Hardcover editions from publishers like DK and National Geographic are built for frequent browsing and retain their resale value, but they occupy more shelf space and can be heavier to handle. Paperback textbooks are easier to annotate and carry to class, yet they may lack the lay-flat binding that makes study sessions easier. Digital editions offer searchability and portability, though complex diagrams and large infographics often render better in print. Consider whether you need color-coded bathymetric maps, chapter summaries, or glossaries. Visual encyclopedias excel at infographics, whereas academic texts prioritize problem sets and citation lists.

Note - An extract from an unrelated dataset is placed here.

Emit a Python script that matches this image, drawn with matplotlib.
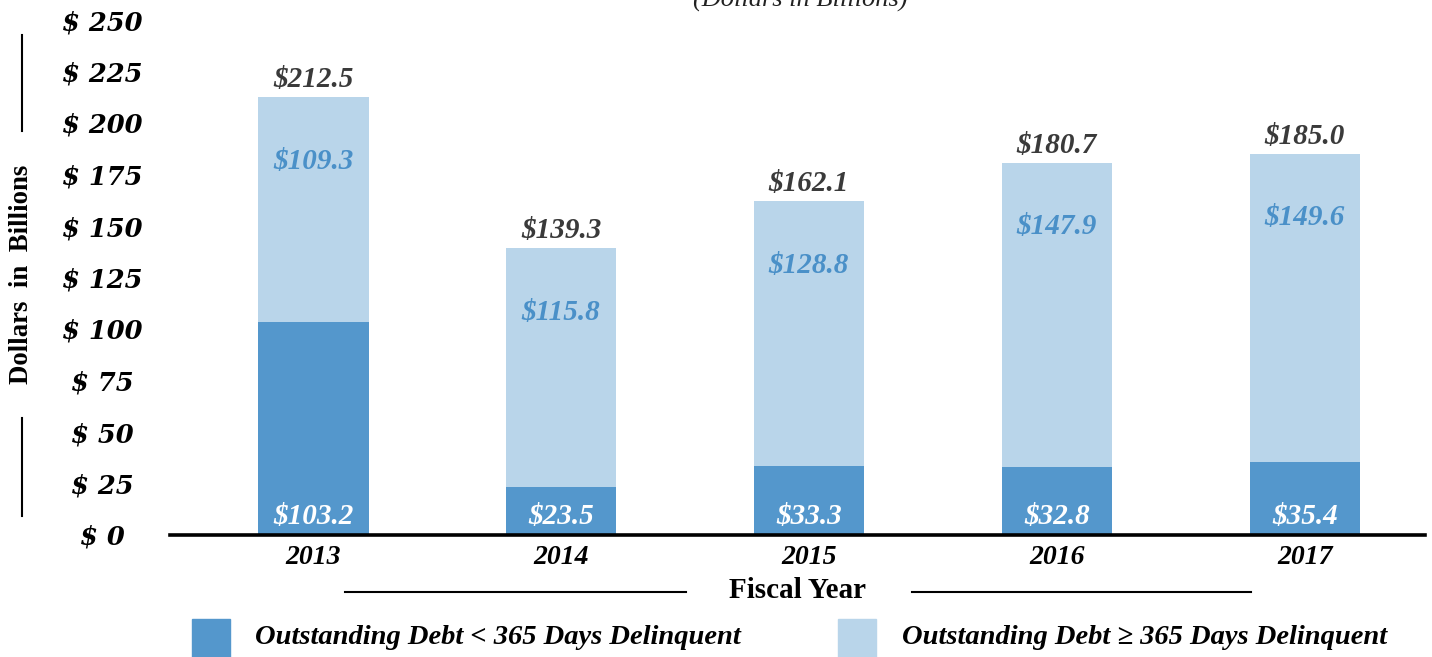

Prerequisites and Study Setup
Textbooks such as Oceanography: An Invitation to Marine Science assume a baseline familiarity with general science and sometimes college-level math. If you are returning to formal study after a break, a primer like How the Ocean Works can bridge the gap before you tackle a full course load. For younger readers or families, DK’s encyclopedias provide self-contained spreads that do not require sequential reading. Match the book’s assumed knowledge to your current background so you do not waste time on material that is either too elementary or too advanced.
Editions and Longevity
Marine science evolves as climate data and deep-sea mapping improve. Textbooks with frequent revised editions—often indicated by copyright years or MindTap course-list branding—tend to contain updated case studies and refined datasets. Visual encyclopedias age more gracefully because core geological processes and species classifications change slowly, but check whether a title is labeled as a new edition to avoid outdated conservation statistics. If you are buying a textbook for a specific semester, confirm the edition against your syllabus to ensure chapter alignment.
Reliability Signals
Reputation matters in scientific publishing. Houses like DK, National Geographic, Princeton University Press, and Cengage produce vetted content reviewed by marine scientists. When evaluating self-published or niche titles, look for author credentials—preferably active researchers or professors with peer-reviewed publication records. A high average rating helps, but scan the review text for mentions of factual errors, poor print quality, or missing chapters. Consistent praise for clarity, accuracy, and illustration quality is a stronger signal than a perfect five-star average from a handful of readers.
How to Compare Reviews
Do not rely solely on the star average. A title with thousands of reviews and a 4.8 average, such as a popular DK encyclopedia, has been stress-tested by parents, students, and casual readers alike. A textbook with a 4.4 average but hundreds of reviews often reflects the honest difficulty of academic material rather than a flaw in the book. Read the most recent critical reviews to identify recurring complaints about binding, figure legibility, or outdated content. If multiple recent reviewers mention that a textbook lacks an access code or that figures are blurry in a specific format, factor that into your decision.
Final Recommendations
If you want one volume that balances scientific accuracy with visual appeal for the whole household, start with a richly illustrated encyclopedia near the top of the rankings. Students enrolled in a formal marine science program should prioritize the textbooks ranked in the middle of this list, paying attention to whether the edition matches their syllabus and whether they need a hardcover reference or a lighter paperback for note-taking. Self-learners and casual readers will find that the best oceanography books in the upper ranks offer enough narrative depth to satisfy curiosity without demanding a laboratory background. Choose the title that fits your current knowledge level, your preferred reading format, and the amount of shelf space you are willing to dedicate to the subject.